The group says it is in discussions with “world-class terminal operators” interested in long-term contracts to run port facilities.

Early modeling, CIP’s proposal says, involves an up-front investment of $250 million to $300 million, annual payments of $35 million to $45 million, and profit-sharing of 20 to 30 percent.

“Under CIP’s alternative proposal, VPA would continue to be a public sector entity with the primary role of monitoring, securing and promoting general economic development,” according to the proposal.

Carlyle’s proposal raises the possibility of investing over $1.2 billion in port facilities over the 48 years, and says that Hampton Roads municipalities would receive payments either from property taxes or payments in line with their current revenues from port facilities.

Meanwhile, under RREEF’s proposal, Maher Terminals, which independently operates the largest container terminal in the Port of New York and New Jersey, would operate the Port of Virginia for a group of investors.

Maher is connected to RREEF and an indirectly owned subsidiary of Deutsche, the proposal states.
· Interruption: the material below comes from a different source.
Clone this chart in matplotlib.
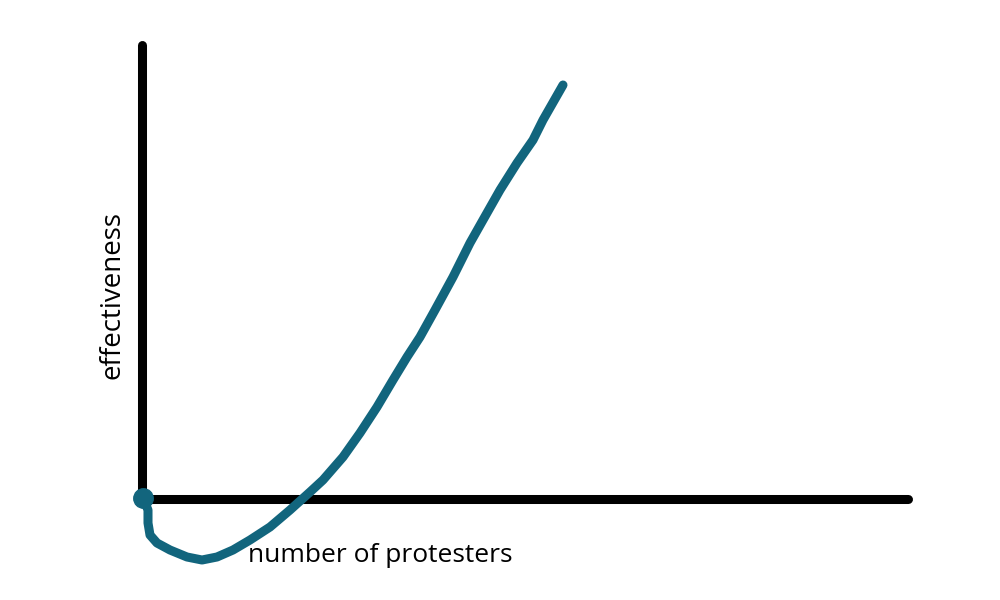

The 50-year deal would be worth an estimated $4.661 billion, involving a $400-million up-front payment, rent reimbursement payments for APMT; services, debt-coverage and tax payments, and a $942 million capital spend.

“By converting VIT to a private entity, the Commonwealth and Hampton Roads communities … will experience an increase in corporate income and property tax receipts, as well as other fees (expected) to grow over the term … worth an estimated $372 million in net present value,” the proposal states.

Both groups in their proposals cite their respective experience in operating port facilities domestically and overseas.

The proposals were presented to a special public meeting of the authority board on Wednesday, where VIT’s plans to grow container traffic were reportedly presented during a closed session.

VIT has been asked to make its case for being allowed to continue operate port facilities.

The unsolicited proposal from APM, a subsidiary of Danish shipping giant Maersk, was received by Virginia in April, under its Public-Private Transportation Act.

APM says its offer is worth up to an estimated $3.9 billion to the state over 48 years, and would include a major expansion of APM Terminals Virginia, ownership of which the company would also turn over to Virginia.

The proposals are scheduled for debate today during a special session of the state legislature called by Gov. Bob McDonnell, and State Transportation Secretary Sean Connaughton has said that the authority would vote on a recommendation of business terms by the end of November, and, early next year, on an agreement to implement terms.